Entries with chart source code →
——————————
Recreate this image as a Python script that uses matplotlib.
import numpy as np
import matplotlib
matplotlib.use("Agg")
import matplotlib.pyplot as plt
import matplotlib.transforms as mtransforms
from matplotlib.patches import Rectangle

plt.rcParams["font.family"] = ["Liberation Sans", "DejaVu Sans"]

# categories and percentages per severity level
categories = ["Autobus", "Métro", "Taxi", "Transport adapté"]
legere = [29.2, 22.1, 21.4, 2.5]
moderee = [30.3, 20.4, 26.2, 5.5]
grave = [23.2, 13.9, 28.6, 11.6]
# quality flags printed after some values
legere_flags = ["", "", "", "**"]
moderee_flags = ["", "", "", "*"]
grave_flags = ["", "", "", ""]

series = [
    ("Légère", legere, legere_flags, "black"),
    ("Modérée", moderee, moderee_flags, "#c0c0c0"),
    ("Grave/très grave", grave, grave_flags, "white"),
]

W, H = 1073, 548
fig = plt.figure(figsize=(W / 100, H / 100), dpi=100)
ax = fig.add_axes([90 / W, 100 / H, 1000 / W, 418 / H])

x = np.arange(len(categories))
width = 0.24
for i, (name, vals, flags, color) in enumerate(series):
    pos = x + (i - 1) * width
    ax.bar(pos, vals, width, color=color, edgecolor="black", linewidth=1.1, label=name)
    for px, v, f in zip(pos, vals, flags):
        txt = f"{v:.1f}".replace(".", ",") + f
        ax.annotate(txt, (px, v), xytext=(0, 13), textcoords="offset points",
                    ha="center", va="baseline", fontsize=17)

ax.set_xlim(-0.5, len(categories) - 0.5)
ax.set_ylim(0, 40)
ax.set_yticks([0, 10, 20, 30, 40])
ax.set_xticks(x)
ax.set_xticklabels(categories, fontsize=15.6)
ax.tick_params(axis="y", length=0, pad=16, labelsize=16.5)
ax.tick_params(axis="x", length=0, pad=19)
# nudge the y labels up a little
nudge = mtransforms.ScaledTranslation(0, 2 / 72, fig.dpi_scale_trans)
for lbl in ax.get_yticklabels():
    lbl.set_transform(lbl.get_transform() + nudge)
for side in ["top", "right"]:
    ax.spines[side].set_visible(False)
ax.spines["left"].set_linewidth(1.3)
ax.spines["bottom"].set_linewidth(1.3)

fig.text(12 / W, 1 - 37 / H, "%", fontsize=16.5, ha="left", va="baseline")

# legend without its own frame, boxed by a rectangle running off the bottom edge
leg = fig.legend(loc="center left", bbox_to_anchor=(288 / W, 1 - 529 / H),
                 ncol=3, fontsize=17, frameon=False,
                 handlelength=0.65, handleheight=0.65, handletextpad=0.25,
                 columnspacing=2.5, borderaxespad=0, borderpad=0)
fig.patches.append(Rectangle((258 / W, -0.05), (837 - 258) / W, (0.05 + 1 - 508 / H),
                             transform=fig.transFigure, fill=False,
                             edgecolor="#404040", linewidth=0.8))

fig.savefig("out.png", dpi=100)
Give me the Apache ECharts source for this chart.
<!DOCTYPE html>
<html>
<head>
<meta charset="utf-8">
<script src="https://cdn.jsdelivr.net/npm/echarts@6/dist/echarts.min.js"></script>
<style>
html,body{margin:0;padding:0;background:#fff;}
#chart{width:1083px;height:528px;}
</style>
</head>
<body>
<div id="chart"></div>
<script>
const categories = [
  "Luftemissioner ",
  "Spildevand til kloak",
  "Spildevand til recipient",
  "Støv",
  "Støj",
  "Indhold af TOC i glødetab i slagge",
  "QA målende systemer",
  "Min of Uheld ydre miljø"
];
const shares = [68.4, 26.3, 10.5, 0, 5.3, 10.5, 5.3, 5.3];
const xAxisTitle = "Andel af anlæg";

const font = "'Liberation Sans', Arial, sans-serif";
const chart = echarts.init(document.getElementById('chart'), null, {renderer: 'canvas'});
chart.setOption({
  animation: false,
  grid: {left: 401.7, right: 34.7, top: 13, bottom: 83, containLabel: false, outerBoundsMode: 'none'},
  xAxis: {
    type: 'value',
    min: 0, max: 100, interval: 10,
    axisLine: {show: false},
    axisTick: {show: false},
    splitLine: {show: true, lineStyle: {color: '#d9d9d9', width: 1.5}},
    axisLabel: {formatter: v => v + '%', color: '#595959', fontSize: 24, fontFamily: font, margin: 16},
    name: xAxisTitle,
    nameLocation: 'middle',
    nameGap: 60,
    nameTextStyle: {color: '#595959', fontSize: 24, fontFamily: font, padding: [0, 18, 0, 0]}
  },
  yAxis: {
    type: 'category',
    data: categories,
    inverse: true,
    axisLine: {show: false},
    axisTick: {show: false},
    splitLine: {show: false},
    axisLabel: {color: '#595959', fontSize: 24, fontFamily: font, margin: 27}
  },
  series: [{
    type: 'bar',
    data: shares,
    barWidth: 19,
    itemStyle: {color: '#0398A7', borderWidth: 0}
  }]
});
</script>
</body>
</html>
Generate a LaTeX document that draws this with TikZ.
——————————
WORK TO BE COMPLETED → Extract each line holding the word "this" from the records.

SOLVED EXERCISE →
Recreate this image as a Python script that uses matplotlib.
Give me the Apache ECharts source for this chart.
Generate a LaTeX document that draws this with TikZ.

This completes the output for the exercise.